There is a modern English picture which the genius of Hawthorne might have inspired. The painter calls it, "How they met themselves." A man and a woman, haggard and weary, wandering lost in a somber wood, suddenly meet the shadowy figures of a youth and a maid. Some mysterious fascination fixes the gaze and stills the hearts of the wanderers, and their amazement deepens into awe as they gradually recognize themselves as once they were; the soft bloom of youth upon their rounded cheeks, the dewy light of hope in their trusting eyes, exulting confidence in their springing step, themselves blithe and radiant with the glory of the dawn. Today, and here, we meet ourselves. Not to these familiar scenes alone - yonder college-green with its reverend traditions; the halcyon cove of the Seekonk, upon which the memory of Roger Williams broods like a bird of calm; the historic bay, beating forever with the muffled oars of Barton and of Abraham Whipple; here, the humming city of the living; there, the peaceful city of the dead; - not to these only or chiefly do we return, but to ourselves as we once were. It is not the smiling freshmen of the year, it is your own beardless and un-wrinkled faces, that are looking from the windows of University

Hall and of Hope College. Under the trees upon the hill it is yourselves whom you see walking, full of hopes and dreams, glowing with conscious power, and "nourishing a youth sublime;" and in this familiar temple, which surely has never echoed with eloquence so fervid and inspiring as that of your commencement orations, it is not yonder youths in the galleries who, as they fondly believe, are whispering to yonder maids; it is your younger selves who, in the days that are no more, are murmuring to the fairest mothers and grandmothers of those maids.

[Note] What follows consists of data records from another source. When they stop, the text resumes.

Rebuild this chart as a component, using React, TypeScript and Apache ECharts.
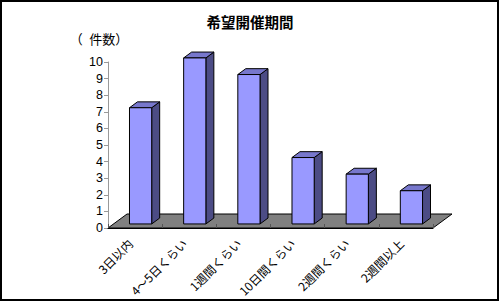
import React, { useEffect, useRef } from "react";
import * as echarts from "echarts";

const TITLE = "希望開催期間";
const Y_NAME = "（\u2002件数）";
const CATEGORIES = ["3日以内", "4～5日くらい", "1週間くらい", "10日間くらい", "2週間くらい", "2週間以上"];
const VALUES = [7, 10, 9, 4, 3, 2];
const Y_MIN = 0;
const Y_MAX = 10;
const Y_INTERVAL = 1;

// 3D look (styling, pixels)
const FLOOR_DX = 19;
const FLOOR_DY = -14;
const BAR_FRONT = 0.29;
const BAR_DEPTH = 0.42;
const BAR_RATIO = 0.41;

const FRONT = "#9999FF";
const TOP = "#7777CC";
const SIDE = "#4C4C85";
const FLOOR = "#808080";

export default function App() {
  const ref = useRef<HTMLDivElement>(null);
  useEffect(() => {
    if (!ref.current) return;
    const chart = echarts.init(ref.current, undefined, { renderer: "svg" });
    const barData = VALUES.map((v, i) => [i, v]);
    const option: any = {
      animation: false,
      backgroundColor: "#ffffff",
      title: {
        text: TITLE,
        left: "center",
        top: 9,
        textStyle: { fontSize: 14.5, fontWeight: "bold", color: "#000", fontFamily: "Noto Sans CJK JP" },
      },
      graphic: [
        {
          type: "rect",
          shape: { x: 1, y: 1, width: 497, height: 299 },
          style: { fill: "none", stroke: "#000", lineWidth: 2 },
          z: 100,
        },
        {
          type: "text",
          x: 99,
          y: 38,
          style: {
            text: Y_NAME,
            fontSize: 13,
            fontFamily: "Noto Sans CJK JP",
            fill: "#000",
            align: "center",
            verticalAlign: "middle",
          },
        },
      ],
      grid: { left: 108, right: 67, top: 62, bottom: 74 },
      xAxis: {
        type: "category",
        data: CATEGORIES,
        z: 5,
        axisLine: { show: true, lineStyle: { color: "#000", width: 1 } },
        axisTick: { show: true, inside: true, length: 4, lineStyle: { color: "#555" } },
        axisLabel: {
          interval: 0,
          rotate: 45,
          margin: 8,
          padding: [0, 7, 0, 0],
          fontSize: 12,
          color: "#000",
          fontFamily: "Noto Sans CJK JP",
        },
      },
      yAxis: {
        type: "value",
        min: Y_MIN,
        max: Y_MAX,
        interval: Y_INTERVAL,
        axisLine: { show: true, lineStyle: { color: "#999", width: 1 } },
        axisTick: { show: true, length: 4, lineStyle: { color: "#999" } },
        splitLine: { show: false },
        axisLabel: { fontSize: 12.5, color: "#000", fontFamily: "Liberation Sans", margin: 5 },
      },
      series: [
        {
          type: "custom",
          z: 1,
          data: [[0, 0]],
          encode: { x: 0, y: 1 },
          renderItem: (params: any, api: any) => {
            const catW = api.size([1, 0])[0];
            const p0 = api.coord([0, 0]);
            const p1 = api.coord([CATEGORIES.length - 1, 0]);
            const l = p0[0] - catW / 2;
            const r = p1[0] + catW / 2;
            const y = p0[1];
            return {
              type: "polygon",
              shape: {
                points: [
                  [l, y],
                  [r, y],
                  [r + FLOOR_DX, y + FLOOR_DY],
                  [l + FLOOR_DX, y + FLOOR_DY],
                ],
              },
              style: { fill: FLOOR, stroke: "#000", lineWidth: 1 },
            };
          },
        },
        {
          type: "custom",
          z: 3,
          data: barData,
          encode: { x: 0, y: 1 },
          renderItem: (params: any, api: any) => {
            const idx = api.value(0);
            const v = api.value(1);
            const base = api.coord([idx, 0]);
            const top = api.coord([idx, v]);
            const catW = api.size([1, 0])[0];
            const bw = catW * BAR_RATIO;
            const ox = FLOOR_DX * BAR_FRONT;
            const oy = FLOOR_DY * BAR_FRONT;
            const dx = FLOOR_DX * BAR_DEPTH;
            const dy = FLOOR_DY * BAR_DEPTH;
            const x0 = base[0] - bw / 2 + ox;
            const x1 = x0 + bw;
            const yb = base[1] + oy;
            const yt = top[1] + oy;
            const stroke = { stroke: "#000", lineWidth: 1, lineJoin: "round" };
            return {
              type: "group",
              children: [
                {
                  type: "polygon",
                  shape: { points: [[x1, yb], [x1, yt], [x1 + dx, yt + dy], [x1 + dx, yb + dy]] },
                  style: { fill: SIDE, ...stroke },
                },
                {
                  type: "polygon",
                  shape: { points: [[x0, yt], [x1, yt], [x1 + dx, yt + dy], [x0 + dx, yt + dy]] },
                  style: { fill: TOP, ...stroke },
                },
                {
                  type: "polygon",
                  shape: { points: [[x0, yb], [x1, yb], [x1, yt], [x0, yt]] },
                  style: { fill: FRONT, ...stroke },
                },
              ],
            };
          },
        },
      ],
    };
    chart.setOption(option);
    return () => chart.dispose();
  }, []);
  return (
    <div style={{ position: "fixed", left: 0, top: 0, width: 500, height: 302, background: "#fff" }}>
      <div ref={ref} style={{ width: 500, height: 302 }} />
    </div>
  );
}
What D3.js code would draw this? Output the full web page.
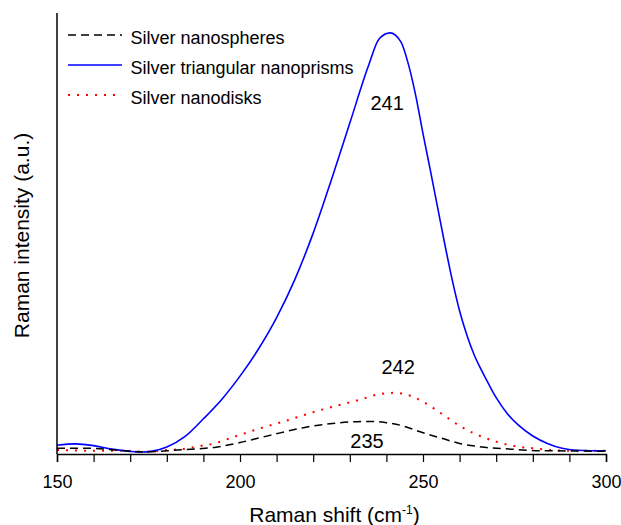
<!DOCTYPE html>
<html>
<head>
<meta charset="utf-8">
<script src="https://cdn.jsdelivr.net/npm/d3@7"></script>
<style>
  body { margin: 0; background: #fff; }
  svg { display: block; font-family: "Liberation Sans", Arial, sans-serif; }
</style>
</head>
<body>
<div id="chart"></div>
<script>
// Raman shift (cm-1) and intensity (a.u.)
const shiftPrisms = [150,155,160,165,170,173,176,180,185,190,195,200,205,210,215,220,225,230,235,238,241,244,246,248,250,252,254,256,258,260,262,264,266,268,270,273,276,280,284,288,292,296,300];
const intPrisms   = [20,23,19,11,6,4.5,6.5,16,40,80,124,177,238,310,397,502,624,752,880,943,957,936,886,815,728,645,560,475,395,325,270,225,190,158,128,92,66,41,24,13,8.5,7.5,7.5];

const shiftDisks = [150,155,160,167,174,180,184,189,193,198,205,212,220,227,233,238,242,245,250,255,260,265,270,275,280,285,290,300];
const intDisks   = [9,8,7.5,7.5,5,9,11,18,24,38,57,74,95,111,124,136,139,136,119,92,64,43,28,18,13,9,7.5,7.5];

const shiftSpheres = [150,159,166,174,183,189,193,196,200,204,211,218,226,232,236,240,244,249,255,260,266,274,282,290,300];
const intSpheres   = [13,13,9,5,9,12,15,19,26,34,48,61,70,73.5,74,71,65,51,36,24,16,11,7.5,7,6];

const xTicks = [150, 200, 250, 300];
const legendNames = ["Silver nanospheres", "Silver triangular nanoprisms", "Silver nanodisks"];

// peak labels: [shift, intensity, text]
const peakLabels = [[240.2, 782, "241"], [243.2, 182, "242"], [234.7, 14, "235"]];

const width = 621, height = 525;
const margin = { top: 13, right: 15, bottom: 71, left: 57 };

const svg = d3.select("#chart").append("svg")
  .attr("width", width)
  .attr("height", height);

const x = d3.scaleLinear().domain([150, 300]).range([margin.left, width - margin.right]);
const y = d3.scaleLinear().domain([0, 1000]).range([height - margin.bottom, margin.top + 1]);

const line = d3.line()
  .x(d => x(d[0]))
  .y(d => y(d[1]))
  .curve(d3.curveMonotoneX);

const series = [
  { xs: shiftSpheres, ys: intSpheres, color: "#000", dash: "8,5", sw: 1.5 },
  { xs: shiftPrisms, ys: intPrisms, color: "#0000ff", dash: null, sw: 1.6 },
  { xs: shiftDisks, ys: intDisks, color: "#ff0000", dash: "2,7", sw: 2 }
];

// curves
series.slice().reverse().forEach(s => {
  svg.append("path")
    .datum(d3.zip(s.xs, s.ys))
    .attr("fill", "none")
    .attr("stroke", s.color)
    .attr("stroke-width", s.sw)
    .attr("stroke-dasharray", s.dash)
    .attr("d", line);
});

// x axis with minor ticks every 10
const xAxis = svg.append("g")
  .attr("transform", `translate(0,${height - margin.bottom})`)
  .call(d3.axisBottom(x).tickValues(d3.range(150, 301, 10)).tickSize(8)
    .tickFormat(d => xTicks.includes(d) ? d : ""));
xAxis.select(".domain").attr("stroke-width", 1.5);
xAxis.selectAll(".tick line").attr("stroke-width", 1.2);
xAxis.selectAll(".tick text")
  .attr("dy", "1.25em")
  .style("font-size", "18px")
  .style("font-family", "'Liberation Sans', Arial, sans-serif");

// y axis: bare line
svg.append("line")
  .attr("x1", margin.left).attr("x2", margin.left)
  .attr("y1", margin.top).attr("y2", height - margin.bottom)
  .attr("stroke", "#000")
  .attr("stroke-width", 1.5);

// axis titles
const xTitle = svg.append("text")
  .attr("x", (margin.left + width - margin.right) / 2 + 3)
  .attr("y", 522)
  .attr("text-anchor", "middle")
  .style("font-size", "21px");
xTitle.append("tspan").text("Raman shift (cm");
xTitle.append("tspan").attr("dy", -8).style("font-size", "12px").text("-1");
xTitle.append("tspan").attr("dy", 8).text(")");

svg.append("text")
  .attr("transform", `translate(29,${(margin.top + height - margin.bottom) / 2 + 2}) rotate(-90)`)
  .attr("text-anchor", "middle")
  .style("font-size", "21px")
  .text("Raman intensity (a.u.)");

// peak labels
svg.selectAll("text.peak")
  .data(peakLabels)
  .enter()
  .append("text")
  .attr("class", "peak")
  .attr("x", d => x(d[0]))
  .attr("y", d => y(d[1]))
  .attr("text-anchor", "middle")
  .style("font-size", "20px")
  .text(d => d[2]);

// legend
const legend = svg.append("g").attr("transform", "translate(68,0)");
legendNames.forEach((name, i) => {
  const s = series[i];
  const ly = 35 + i * 30;
  legend.append("line")
    .attr("x1", 0).attr("x2", 54)
    .attr("y1", ly).attr("y2", ly)
    .attr("stroke", s.color)
    .attr("stroke-width", s.sw)
    .attr("stroke-dasharray", s.dash);
  legend.append("text")
    .attr("x", 62.5)
    .attr("y", ly + 8.5)
    .style("font-size", "18px")
    .text(name);
});
</script>
</body>
</html>
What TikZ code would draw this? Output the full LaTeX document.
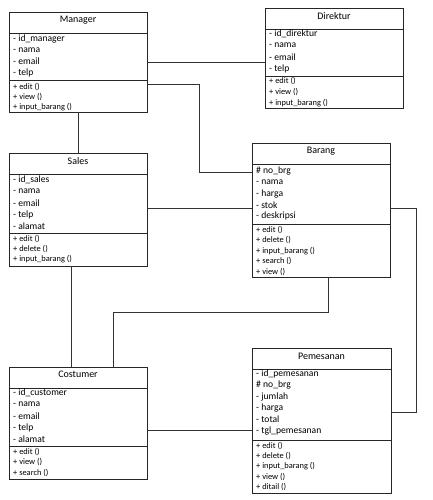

Happy the worn and weary man and woman in the picture could they have felt their older eyes still glistening with that earlier light, and their hearts yet beating with undiminished sympathy and aspiration. Happy we, brethren, whatever may have been achieved, whatever left undone, if, returning to the home of our earlier years, we bring with us the illimitable hope, the unchilled resolution, the inextinguishable faith of youth.

- George William Curtis.

Questions And Exercises

1. Clip from any source ten anecdotes and state what truths they may be used to illustrate.

2. Deliver five of these in your own language, without making any application.

3. From the ten, deliver one so as to make the application before telling the anecdote.

4. Deliver another so as to split the application.

5. Deliver another so as to make the application after the narration.

6. Deliver another in such a way as to make a specific application needless.

7. Give three ways of introducing an anecdote, by saying where you heard it, etc.

8. Deliver an illustration that is not strictly an anecdote, in the style of Curtis's speech on page 259.

9. Deliver an address on any public character, using the forms illustrated in this chapter.

10. Deliver an address on some historical event in the same manner.

11. Explain how the sympathies and viewpoint of the speaker will color an anecdote, a biography, or a historical account.

12. Illustrate how the same anecdote, or a section of a historical address, may be given two different effects by personal prejudice.

13. What would be the effect of shifting the viewpoint in the midst of a narration?

14. What is the danger of using too much humor in an address? Too much pathos?